Leslie Redmond is a community leader, millennial, and President of Minneapolis NAACP. She is an advocate driven by her ancestors, and comes from a strong line of black women. As a first-generation college graduate, Redmond is motivated by her mother, who earned a high school diploma, her grandmother who had a fifth-grade education, and her great-grandmother, who was born on a plantation in South Carolina. 

“I just think about the struggles they endured and the challenges they went through. My grandmother’s favorite song, “I Won’t Complain,” has led to my campaign: Don’t Complain, Activate.” 

Growing up in Washington D.C., with a legacy from the “War on Drugs” era, Redmond saw that the people swept into mass incarceration looked like her — and the people making decisions about their lives did not. She says she saw “victims who became villains in the media outlets.” 
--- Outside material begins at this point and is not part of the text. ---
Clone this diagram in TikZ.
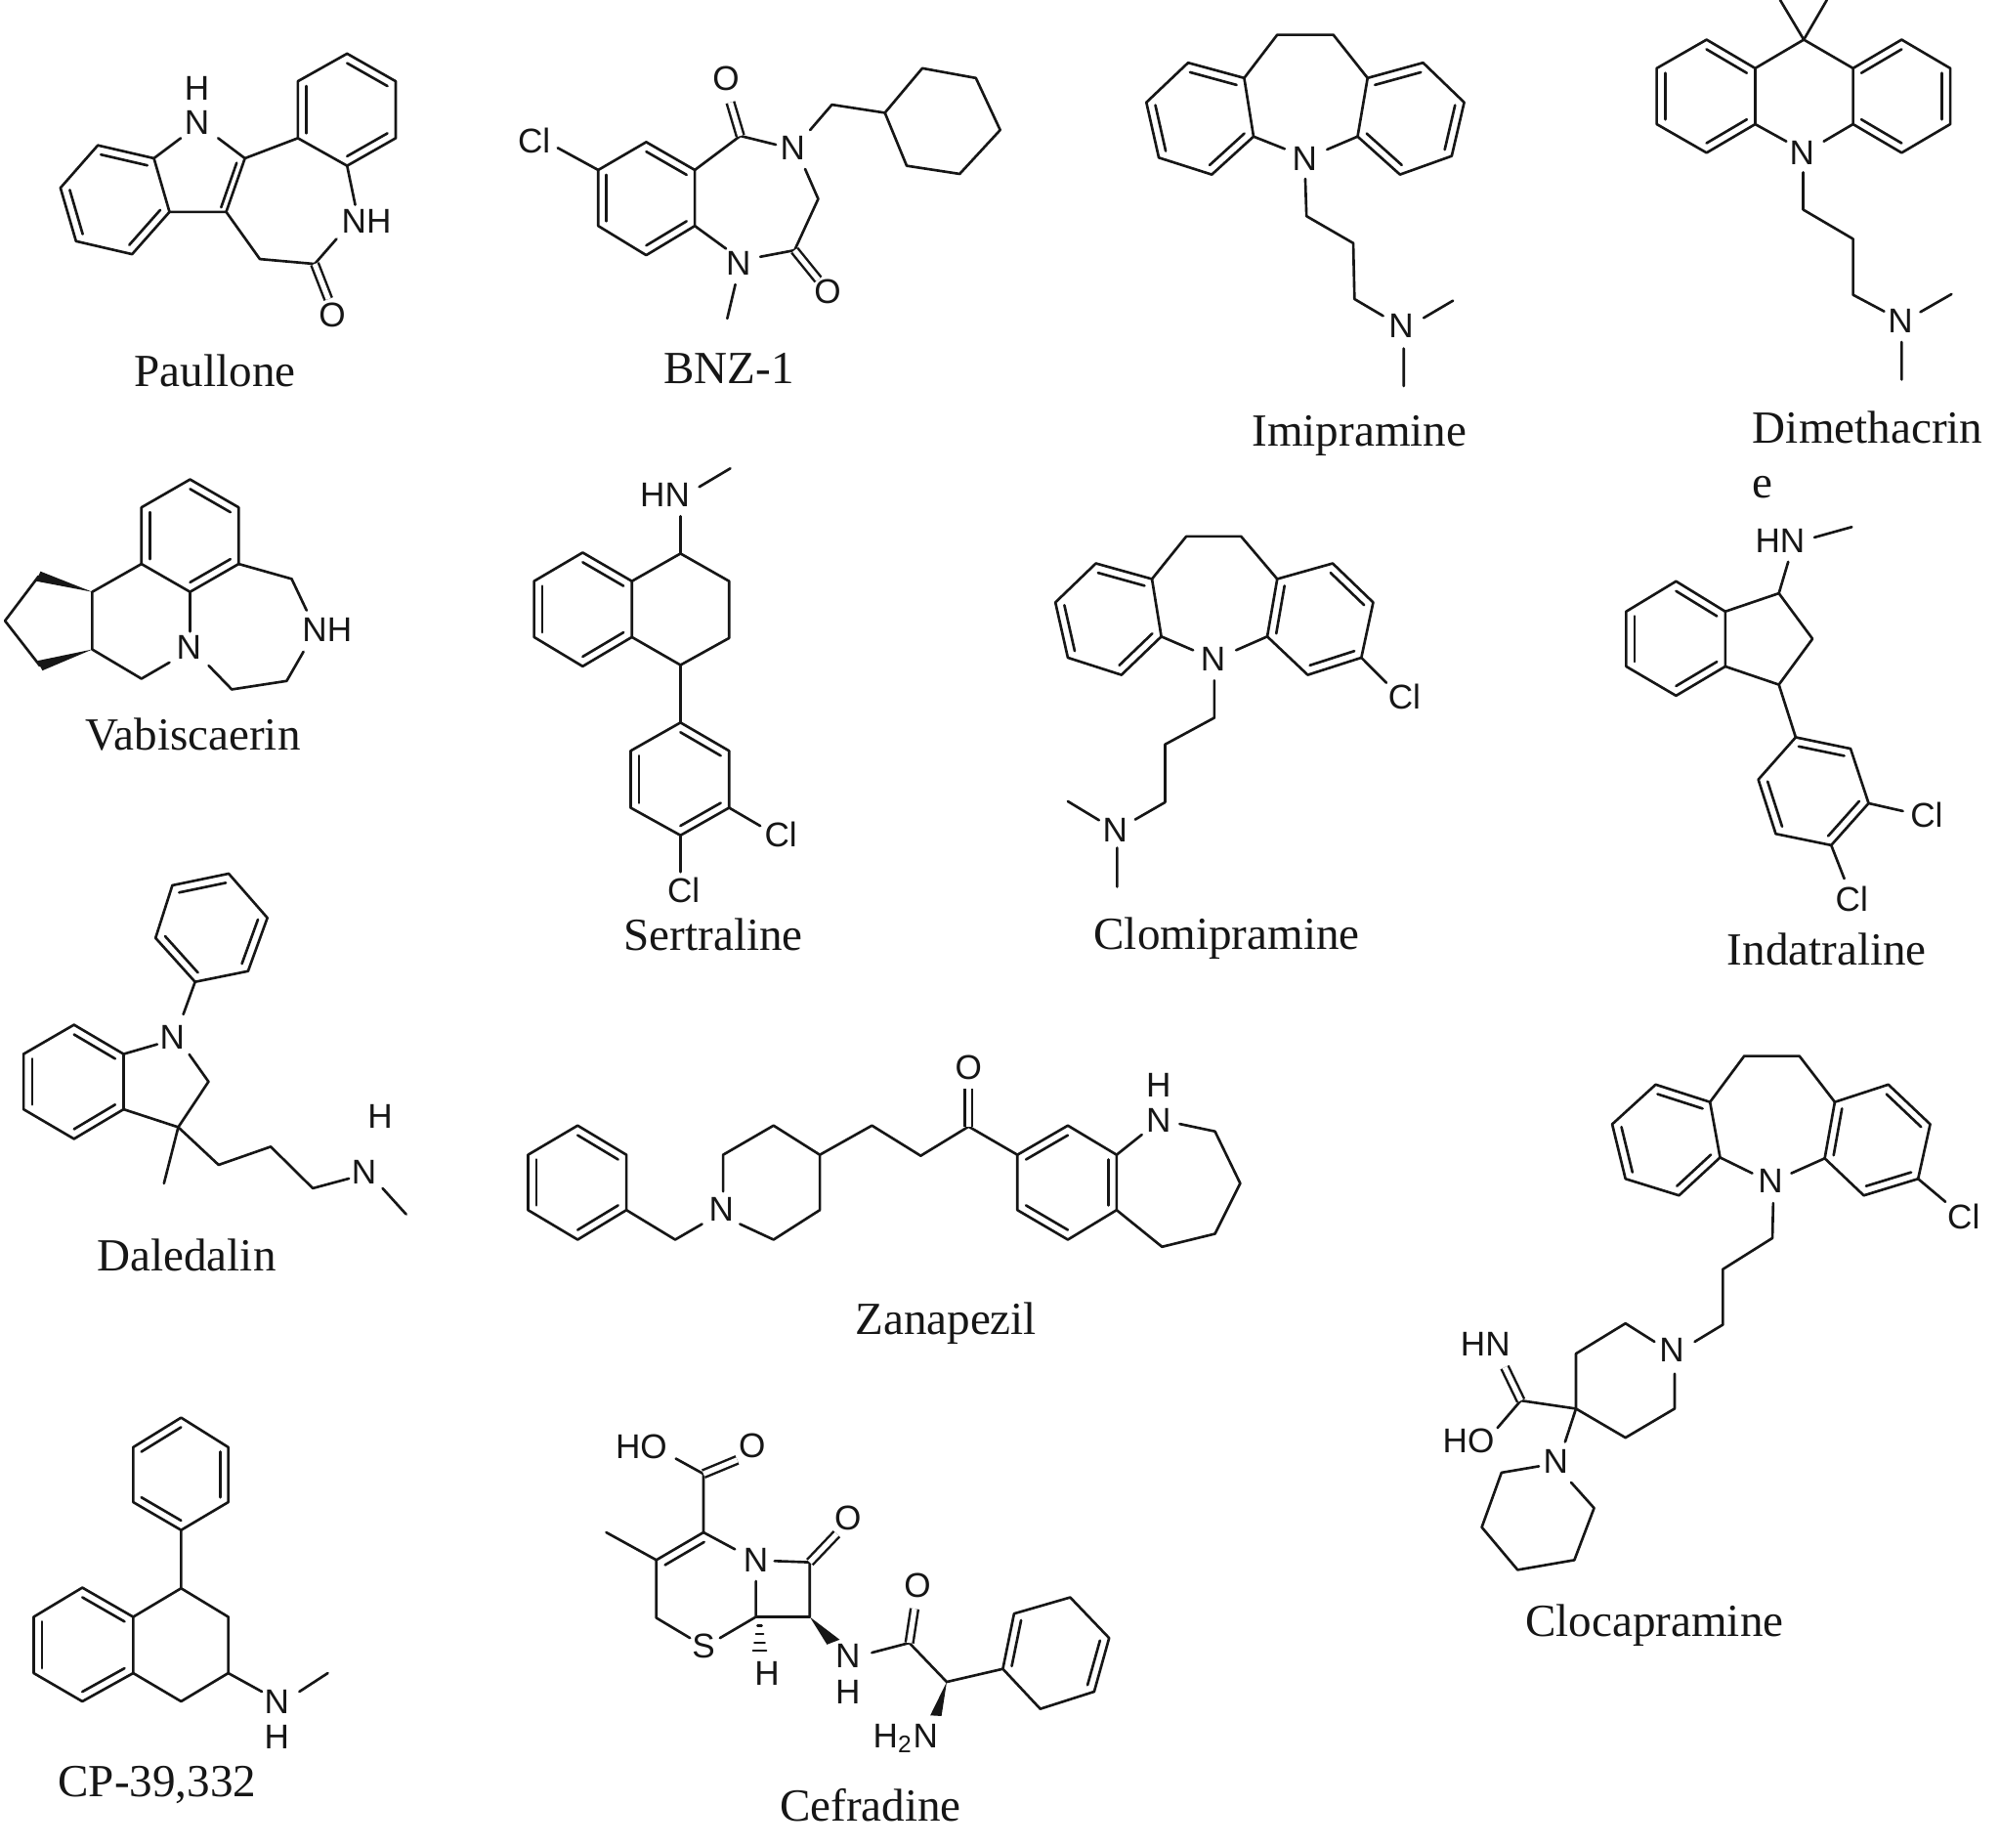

After she moved to Minnesota to pursue her law degree at St. Thomas University, Redmond shed light on the deeply embedded racial injustices in Minnesota. She made it her ancestral duty to not only complain about the injustices of society, but to activate communities in the process. 

In March 2018, Redmond, then 25, became the youngest president of the Minneapolis branch of the National Association for the Advancement of Colored People (NAACP). She plans to activate the Minneapolis branch through her three C’s platform: Communication, Collaboration, and Compassion. 

Redmond intends to clearly define what the organization is, and debunk myths of what the NAACP should be or could be. Already she has created partnerships with civil rights organizations such as Minneapolis Urban League, Minnesota Women’s March, and local pastors. She believes the only way the local NAACP community will prosper and achieve is through collaboration. 

Redmond opens every general NAACP meeting with a grounding exercise, to alleviate the burden of the everyday fight for justice. “We can be really hard on ourselves and hard on one another. I want us to do everything we do with empathy and compassion.” 

Redmond’s next pivotal accomplishment comes in May 2019, when she will receive her JD/MBA from St. Thomas University. “This is a dream that is beyond the one my great-grandmother had on the plantation of South Carolina, and my grandmother had when she moved from South Carolina — hopes of a better future.”